By Order of the Board Chen Xiao Ying Executive Vice-Chairman
Hong Kong, 21 March 2014
Registered office:
Canon’s Court 22 Victoria Street Hamilton HM 12
Bermuda
Notes:
-
(1) Any member entitled to attend and vote at the SGM is entitled to appoint one or more proxies to attend and on a poll vote on his behalf. A member who is the holder of two or more Shares may appoint more than one proxy to represent him and vote on his behalf at the SGM. A proxy need not be a member. A proxy or proxies representing either a member who is an individual or a member which is a corporation shall be entitled to exercise the same powers on behalf of the member which he or they represent as such member could exercise.
-
(2) Where there are joint holders of any Share any one of such joint holders may vote, either in person or by proxy, in respect of such Share as if he was solely entitled thereto, but if more than one of such joint holders be present at any meeting the vote of the senior who tenders a vote, whether in person or by proxy, shall be accepted to the exclusion of the votes of the other joint holders, and for this purpose seniority shall be determined by the order in which the names stand in the register of members in respect of the joint holding. Several executors or administrators of a deceased member in whose name any Share stands shall be deemed joint holders thereof.
– 2 –
-
(3) A form of proxy for use at the SGM is enclosed herewith.
-
(4) To be effective, the form of a proxy together with the power of attorney or other authority, if any, under which it is signed or a notarially certified copy of that power or authority, must be deposited with the Company’s share registrar in Hong Kong, Tricor Secretaries Limited at Level 22, Hopewell Centre, 183 Queen’s Road East, Hong Kong not later than 48 hours before the time appointed for the holding of the SGM or adjournment thereof. Completion and return of the proxy form will not prevent members from attending and voting at the SGM if they so wish.
As at the date of this announcement, the Board comprises nine directors, of which (i) six are executive directors, namely Mr. Wang Jun, Ms. Chen Xiao Ying, Mr. Luo Ning, Mr. Sun Yalei, Mr. Zhang Lianyang and Ms. Xia Guilan; and (ii) three are independent non-executive directors, namely Dr. Hui Ho Ming, Herbert, JP, Mr. Zhang Jianming and Dr. Long Junsheng.

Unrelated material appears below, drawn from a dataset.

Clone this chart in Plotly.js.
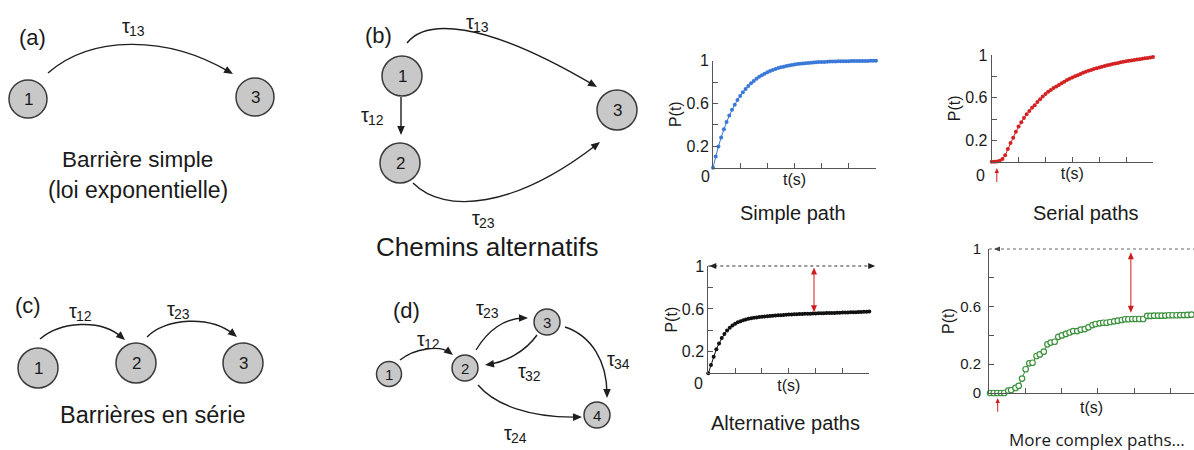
<!DOCTYPE html>
<html><head><meta charset="utf-8">
<script src="https://cdn.plot.ly/plotly-3.0.1.min.js"></script>
<style>html,body{margin:0;padding:0;background:#fff}#chart{width:1194px;height:450px}</style>
</head><body><div id="chart"></div>
<script>
// ---------- data ----------
const t = [0,0.1,0.2,0.3,0.4,0.5,0.6,0.7,0.8,0.9,
  1.0,1.1,1.2,1.3,1.4,1.5,1.6,1.7,1.8,1.9,
  2.0,2.1,2.2,2.3,2.4,2.5,2.6,2.7,2.8,2.9,
  3.0,3.1,3.2,3.3,3.4,3.5,3.6,3.7,3.8,3.9,
  4.0,4.1,4.2,4.3,4.4,4.5,4.6,4.7,4.8,4.9,
  5.0,5.1,5.2,5.3,5.4,5.5,5.6,5.7,5.8,5.9,6.0];
const pSimple = [0,0.105,0.199,0.283,0.359,0.426,0.487,0.541,0.589,0.632,
  0.671,0.705,0.736,0.764,0.789,0.811,0.831,0.849,0.865,0.879,
  0.892,0.903,0.913,0.922,0.931,0.938,0.944,0.950,0.955,0.960,
  0.964,0.968,0.971,0.974,0.977,0.979,0.982,0.984,0.985,0.987,
  0.988,0.989,0.991,0.992,0.992,0.993,0.994,0.995,0.995,0.996,
  0.996,0.997,0.997,0.997,0.998,0.998,0.998,0.998,0.999,0.999,0.999];
const pSerial = [0,0,0.003,0.01,0.025,0.06,0.12,0.175,0.225,0.28,
  0.33,0.37,0.41,0.445,0.475,0.505,0.53,0.56,0.585,0.61,
  0.635,0.655,0.672,0.69,0.705,0.72,0.735,0.75,0.765,0.778,
  0.79,0.80,0.811,0.822,0.833,0.843,0.852,0.86,0.868,0.876,
  0.884,0.891,0.897,0.903,0.909,0.915,0.921,0.926,0.931,0.936,
  0.941,0.945,0.949,0.953,0.957,0.961,0.965,0.969,0.973,0.977,0.981];
const pAlternative = [0,0.078,0.155,0.225,0.278,0.33,0.366,0.398,0.425,0.446,
  0.462,0.475,0.486,0.494,0.502,0.508,0.514,0.518,0.521,0.525,
  0.528,0.53,0.532,0.534,0.536,0.538,0.54,0.542,0.544,0.546,
  0.548,0.549,0.55,0.551,0.552,0.553,0.554,0.555,0.556,0.557,
  0.558,0.559,0.559,0.56,0.561,0.562,0.562,0.563,0.564,0.565,
  0.566,0.567,0.567,0.568,0.569,0.57,0.571,0.572,0.573,0.574,0.575];
const tComplex = [0.03,0.13,0.23,0.33,0.42,0.53,0.61,0.73,0.82,0.91,
  1.01,1.11,1.20,1.31,1.40,1.51,1.61,1.70,1.81,1.91,
  2.01,2.12,2.22,2.32,2.43,2.53,2.64,2.74,2.85,2.94,
  3.05,3.15,3.24,3.34,3.45,3.55,3.66,3.75,3.84,3.95,
  4.04,4.14,4.25,4.36,4.45,4.55,4.66,4.76,4.86,4.96,
  5.06,5.17,5.27,5.37,5.47,5.58];
const pComplex = [0,0,0,0,0,0.016,0.02,0.035,0.05,0.10,
  0.165,0.206,0.21,0.257,0.268,0.287,0.338,0.35,0.356,0.39,
  0.40,0.41,0.42,0.43,0.43,0.44,0.444,0.456,0.472,0.479,
  0.484,0.488,0.488,0.493,0.498,0.502,0.507,0.512,0.512,0.514,
  0.514,0.514,0.514,0.535,0.535,0.537,0.537,0.537,0.538,0.54,
  0.54,0.54,0.541,0.541,0.542,0.544];
const xTickVals = [0,1,2,3,4,5,6];
const yTickVals = [0.2,0.6,1];
const yTickText = ['0.2','0.6','1'];
const yTickValsComplex = [0,0.2,0.6,1];
const yTickTextComplex = ['0','0.2','0.6','1'];
const panelTitles = ['Simple path','Serial paths','Alternative paths','More complex paths…'];
const plateauGap = {alternative:[3.94,0.987,0.569], complex:[3.91,0.977,0.558]};
const onsetArrow = {serial:[0.19,-0.06,-0.19], complex:[0.24,-0.035,-0.13]};

// ---------- helpers ----------
const W = 1194, H = 450;
const FONT = 'Liberation Sans, Arial, sans-serif';
const shapes = [], annotations = [];
const dx = (a,b)=>[a/W,b/W];
const dy = (top,bottom)=>[1-bottom/H,1-top/H];
function txt(x,y,text,size,extra){annotations.push(Object.assign({xref:'x5',yref:'y5',x:x,y:y,text:text,showarrow:false,font:{size:size,color:'#1a1a1a',family:FONT}},extra||{}));}
function head(tip,from,color,len,half){
  const ux=tip[0]-from[0], uy=tip[1]-from[1], L=Math.hypot(ux,uy), ex=ux/L, ey=uy/L;
  const bx=tip[0]-ex*len, by=tip[1]-ey*len;
  const p1=[bx-ey*half,by+ex*half], p2=[bx+ey*half,by-ex*half];
  shapes.push({type:'path',xref:'x5',yref:'y5',path:'M'+tip[0]+','+tip[1]+' L'+p1[0]+','+p1[1]+' L'+p2[0]+','+p2[1]+' Z',fillcolor:color,line:{width:0}});
}
function node(cx,cy,r,label,fs){
  shapes.push({type:'circle',xref:'x5',yref:'y5',x0:cx-r,x1:cx+r,y0:cy-r,y1:cy+r,fillcolor:'#c8c8c8',line:{color:'#3a3a3a',width:1.5}});
  txt(cx,cy+0.5,label,fs);
}
function arrowCurve(p0,c1,c2,p3){
  const ux=p3[0]-c2[0], uy=p3[1]-c2[1], L=Math.hypot(ux,uy);
  const end=[p3[0]-ux/L*4,p3[1]-uy/L*4];
  shapes.push({type:'path',xref:'x5',yref:'y5',path:'M'+p0[0]+','+p0[1]+' C'+c1[0]+','+c1[1]+' '+c2[0]+','+c2[1]+' '+end[0]+','+end[1],line:{color:'#1e1e1e',width:1.4}});
  head(p3,c2,'#1e1e1e',9,3.8);
}
// rate label: tau with a lowered, smaller index drawn as its own text
function tau(x,y,idx){
  txt(x-7,y,'τ',20);
  txt(x-6,y+5,idx,14,{xanchor:'left'});
}

// ---------- diagram (a) ----------
txt(32,37,'(a)',22);
node(28,99,19,'1',17); node(255,97,19,'3',17);
arrowCurve([48,73],[90,36],[165,34],[233,74]);
tau(133,26,'13');
txt(137,159,'Barrière simple',22.5);
txt(138,190,'(loi exponentielle)',23);

// ---------- diagram (b) ----------
txt(378,35,'(b)',22);
node(402,76,20,'1',17); node(400,163,20,'2',17); node(617,110,20,'3',17);
arrowCurve([407,43],[425,20],[480,18],[597,87]);
arrowCurve([401,97],[401,110],[401,122],[401,135]);
arrowCurve([413,183],[445,215],[515,208],[600,142]);
tau(477,22,'13');
tau(372,115,'12');
tau(483,218,'23');
txt(487,247,'Chemins alternatifs',26);

// ---------- diagram (c) ----------
txt(28,305,'(c)',22);
node(38,368,20,'1',17); node(136,363,20,'2',17); node(243,363,20,'3',17);
arrowCurve([40,339],[60,322],[100,318],[125,340]);
arrowCurve([147,337],[165,318],[210,315],[237,337]);
tau(80,311,'12');
tau(178,309,'23');
txt(152,415,'Barrières en série',23.5);

// ---------- diagram (d) ----------
txt(406,310,'(d)',22);
node(389,374,12.5,'1',15); node(465,368,13,'2',15); node(547,322,13,'3',15); node(597,415,13,'4',15);
arrowCurve([400,360],[415,348],[440,345],[453,355]);
arrowCurve([476,350],[488,330],[505,318],[528,318]);
arrowCurve([537,335],[525,352],[505,362],[485,365]);
arrowCurve([565,327],[592,336],[607,362],[607,398]);
arrowCurve([478,385],[495,405],[530,418],[582,417]);
tau(428,339,'12');
tau(487,308,'23');
tau(529,371,'32');
tau(618,359,'34');
tau(515,433,'24');

// ---------- plots ----------
const axBase = {showline:true,linecolor:'#555',linewidth:1,ticks:'inside',ticklen:5,tickcolor:'#555',tickwidth:1,
  showgrid:false,zeroline:false,fixedrange:true,automargin:false};
function xAx(dom,range,yid,standoff){return Object.assign({},axBase,{domain:dom,range:range,anchor:yid,tickmode:'array',tickvals:xTickVals,showticklabels:false,
  title:{text:'t(s)',font:{size:16,family:FONT,color:'#1a1a1a'},standoff:standoff}});}
function yAx(dom,xid,vals,ticktext,fs,standoff,lblstand){return Object.assign({},axBase,{domain:dom,range:[0,1],anchor:xid,tickmode:'array',tickvals:vals,ticktext:ticktext,
  minor:{tick0:0,dtick:0.2,ticks:'inside',ticklen:5,tickcolor:'#555',tickwidth:1,showgrid:false},
  tickfont:{size:fs,family:FONT,color:'#1a1a1a'},ticklabelstandoff:lblstand,
  title:{text:'P(t)',font:{size:16,family:FONT,color:'#1a1a1a'},standoff:standoff}});}

const layout = {
  width:W,height:H,margin:{l:0,r:0,t:0,b:0},paper_bgcolor:'#fff',plot_bgcolor:'rgba(0,0,0,0)',showlegend:false,
  font:{family:FONT,color:'#1a1a1a'},
  xaxis: xAx(dx(713,876),[0,6],'y',6),
  yaxis: yAx(dy(60.7,167.7),'x',yTickVals,yTickText,16,0,0),
  xaxis2: xAx(dx(991.7,1153),[0,6],'y2',6),
  yaxis2: yAx(dy(55,161.7),'x2',yTickVals,yTickText,16,0,0),
  xaxis3: xAx(dx(708.3,869.3),[0,6],'y3',6),
  yaxis3: yAx(dy(266,373.3),'x3',yTickVals,yTickText,16,0,0),
  xaxis4: xAx(dx(989,1194),[0,5.65],'y4',8),
  yaxis4: yAx(dy(249,393),'x4',yTickValsComplex,yTickTextComplex,15,1,4),
  xaxis5: {domain:[0,1],range:[0,W],visible:false,fixedrange:true,anchor:'y5'},
  yaxis5: {domain:[0,1],range:[H,0],visible:false,fixedrange:true,anchor:'x5'},
  shapes:shapes, annotations:annotations
};

// data -> pixel mapping through the axes defined above (for reference lines / arrows)
function toPx(xa,ya,x,y){
  const X=layout[xa], Y=layout[ya];
  const px = (X.domain[0] + (x-X.range[0])/(X.range[1]-X.range[0])*(X.domain[1]-X.domain[0]))*W;
  const py = (1-(Y.domain[0] + (y-Y.range[0])/(Y.range[1]-Y.range[0])*(Y.domain[1]-Y.domain[0])))*H;
  return [px,py];
}

// zero labels placed off the corner, as in the reference
txt(705,176.7,'0',16); txt(980,175,'0',16); txt(698,383,'0',16);
// panel captions
txt(793,213,panelTitles[0],20);
txt(1086,213,panelTitles[1],20);
txt(785,423,panelTitles[2],20);
txt(1097,439,panelTitles[3],17,{font:{size:17,family:'Open Sans, sans-serif',color:'#1a1a1a'}});

// dotted asymptote lines (P = 1) with arrowheads
(function(){
  const a=toPx('xaxis3','yaxis3',0,1), b=toPx('xaxis3','yaxis3',6.22,1);
  shapes.push({type:'line',xref:'x5',yref:'y5',x0:a[0],x1:b[0],y0:a[1],y1:a[1],line:{color:'#333',width:1,dash:'dot'}});
  head([a[0]+1,a[1]],[a[0]+10,a[1]],'#222',7,3); head(b,[b[0]-10,b[1]],'#222',7,3);
  const c=toPx('xaxis4','yaxis4',0,1), d=toPx('xaxis4','yaxis4',5.65,1);
  shapes.push({type:'line',xref:'x5',yref:'y5',x0:c[0],x1:d[0],y0:c[1],y1:c[1],line:{color:'#666',width:1,dash:'dot'}});
  head([c[0]+5,c[1]],[c[0]+14,c[1]],'#444',6,2.5);
})();

// red double arrows (gap to 1) and onset arrows
const RED = '#d01c1c';
[['xaxis3','yaxis3',plateauGap.alternative],['xaxis4','yaxis4',plateauGap.complex]].forEach(([xa,ya,g])=>{
  const top=toPx(xa,ya,g[0],g[1]), bot=toPx(xa,ya,g[0],g[2]);
  shapes.push({type:'line',xref:'x5',yref:'y5',x0:top[0],x1:bot[0],y0:top[1]+5,y1:bot[1]-5,line:{color:RED,width:1}});
  head(top,bot,RED,7,3); head(bot,top,RED,7,3);
});
[['xaxis2','yaxis2',onsetArrow.serial],['xaxis4','yaxis4',onsetArrow.complex]].forEach(([xa,ya,g])=>{
  const tip=toPx(xa,ya,g[0],g[1]), tail=toPx(xa,ya,g[0],g[2]);
  shapes.push({type:'line',xref:'x5',yref:'y5',x0:tail[0],x1:tip[0],y0:tail[1],y1:tip[1]+4,line:{color:RED,width:1}});
  head(tip,tail,RED,5,2.2);
});

const data = [
  {x:t,y:pSimple,xaxis:'x',yaxis:'y',type:'scatter',mode:'lines+markers',name:panelTitles[0],cliponaxis:false,
   marker:{size:4,color:'#3b78d8'},line:{width:1,color:'#3b78d8'}},
  {x:t,y:pSerial,xaxis:'x2',yaxis:'y2',type:'scatter',mode:'lines+markers',name:panelTitles[1],cliponaxis:false,
   marker:{size:4,color:'#d42222'},line:{width:1,color:'#d42222'}},
  {x:t,y:pAlternative,xaxis:'x3',yaxis:'y3',type:'scatter',mode:'lines+markers',name:panelTitles[2],cliponaxis:false,
   marker:{size:4,color:'#111'},line:{width:1,color:'#111'}},
  {x:tComplex,y:pComplex,xaxis:'x4',yaxis:'y4',type:'scatter',mode:'lines+markers',name:panelTitles[3],cliponaxis:false,
   marker:{size:5.5,color:'#fff',line:{color:'#3c923c',width:1.2}},line:{width:1,color:'#3c923c'}},
  {x:[],y:[],xaxis:'x5',yaxis:'y5',type:'scatter',hoverinfo:'skip',showlegend:false}
];

Plotly.newPlot('chart',data,layout,{staticPlot:true,displayModeBar:false}).then(function(gd){
  gd.querySelectorAll('text').forEach(function(el){ if(!el.textContent.replace(/[\s\u200b]/g,'')) el.remove(); });
});
</script>
</body></html>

The Directors jointly and severally accept full responsibility for the accuracy of the information contained in this announcement and confirm having made all reasonable enquiries, that to the best of their knowledge, opinions expressed in this announcement have been arrived at after due and careful consideration and there are no other facts not contained in this announcement the omission of which would make any statement in this announcement misleading.